Task to carry out.
Every line from the start of the records through the line with "0.74, 0.68, 0.18, 0.05]" is to be written out exactly; pictures are not.

(Source code of charts)

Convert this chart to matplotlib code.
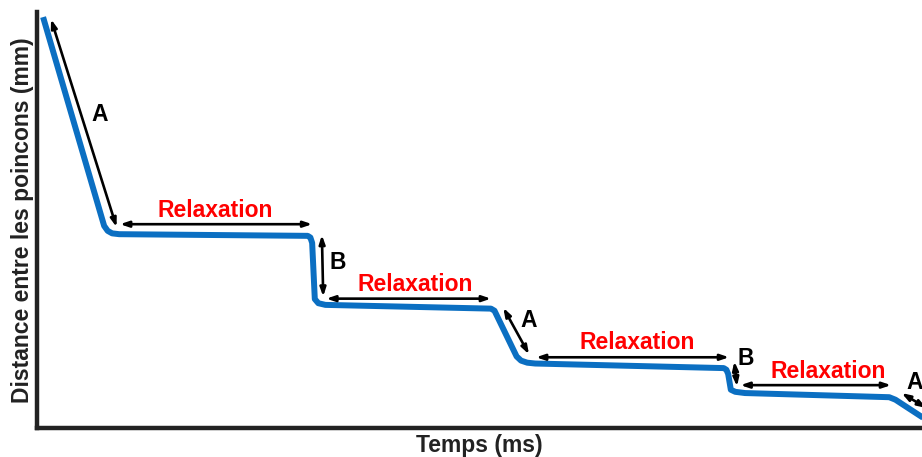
import matplotlib.pyplot as plt

plt.rcParams['font.family'] = ['Liberation Sans', 'DejaVu Sans']

# displacement curve: loading (A), hold (relaxation), quick step (B), ...
temps = [0.7, 7.6, 8.0, 8.5, 9.3, 30.6, 30.9, 31.1, 31.4, 31.8, 32.6, 51.3,
         51.7, 54.2, 54.7, 55.4, 56.3, 77.6, 77.9, 78.1, 78.4, 78.9, 80.0,
         96.3, 97.0, 100.6, 101.5]
distance = [9.88, 4.86, 4.74, 4.68, 4.66, 4.62, 4.58, 4.45, 3.10, 3.00, 2.96, 2.87,
            2.82, 1.72, 1.62, 1.57, 1.55, 1.44, 1.40, 1.30, 0.92, 0.87, 0.84,
            0.74, 0.68, 0.18, 0.05]

# double arrows: (x0, y0, x1, y1), label, label position
fleches = [
    ((1.6, 9.83, 9.0, 4.83), 'A', (7.1, 7.54)),
    ((9.4, 4.90, 31.1, 4.90), 'Relaxation', (20.1, 5.22)),
    ((32.2, 4.64, 32.35, 3.16), 'B', (34.0, 3.97)),
    ((32.7, 3.11, 51.3, 3.11), 'Relaxation', (42.7, 3.44)),
    ((52.7, 2.89, 55.6, 1.77), 'A', (55.6, 2.58)),
    ((56.4, 1.70, 78.2, 1.70), 'Relaxation', (67.8, 2.06)),
    ((78.8, 1.60, 79.1, 1.00), 'B', (80.1, 1.67)),
    ((79.5, 1.03, 96.5, 1.03), 'Relaxation', (89.4, 1.36)),
    ((97.7, 0.84, 100.5, 0.48), 'A', (99.2, 1.10)),
]

fig = plt.figure(figsize=(9.22, 4.57), dpi=100)
ax = fig.add_axes([0.040, 0.0635, 0.96, 0.91])

ax.plot(temps, distance, color='#0b6fc2', lw=4.3, solid_joinstyle='round',
        solid_capstyle='butt', zorder=3)

for (x0, y0, x1, y1), lab, (tx, ty) in fleches:
    ax.annotate('', xy=(x1, y1), xytext=(x0, y0), annotation_clip=False,
                arrowprops=dict(arrowstyle='<|-|>,head_length=0.5,head_width=0.17',
                                color='black', lw=1.9, shrinkA=0, shrinkB=0))
    col = 'red' if lab == 'Relaxation' else 'black'
    ax.text(tx, ty, lab, color=col, fontsize=16.5, fontweight='bold',
            ha='center', va='center', clip_on=False)

ax.set_xlim(0, 100)
ax.set_ylim(0, 10)
ax.set_xticks([])
ax.set_yticks([])
for s in ['top', 'right']:
    ax.spines[s].set_visible(False)
for s in ['left', 'bottom']:
    ax.spines[s].set_linewidth(3.2)
    ax.spines[s].set_color('#222222')

ax.set_xlabel('Temps (ms)', fontsize=16.5, fontweight='bold', color='#222222', labelpad=4)
ax.set_ylabel('Distance entre les poincons (mm)', fontsize=16.5, fontweight='bold',
              color='#222222', labelpad=2)

fig.savefig('out.png', dpi=100)
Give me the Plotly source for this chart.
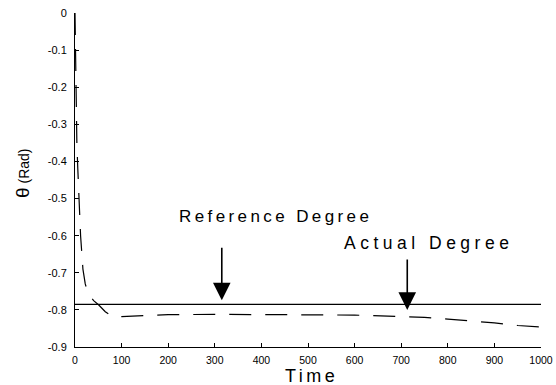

Output for this task.
Convert this chart to matplotlib code.
import matplotlib.pyplot as plt

plt.rcParams['font.family'] = ['Liberation Sans', 'DejaVu Sans']

# displacement curve: loading (A), hold (relaxation), quick step (B), ...
temps = [0.7, 7.6, 8.0, 8.5, 9.3, 30.6, 30.9, 31.1, 31.4, 31.8, 32.6, 51.3,
         51.7, 54.2, 54.7, 55.4, 56.3, 77.6, 77.9, 78.1, 78.4, 78.9, 80.0,
         96.3, 97.0, 100.6, 101.5]
distance = [9.88, 4.86, 4.74, 4.68, 4.66, 4.62, 4.58, 4.45, 3.10, 3.00, 2.96, 2.87,
            2.82, 1.72, 1.62, 1.57, 1.55, 1.44, 1.40, 1.30, 0.92, 0.87, 0.84,
            0.74, 0.68, 0.18, 0.05]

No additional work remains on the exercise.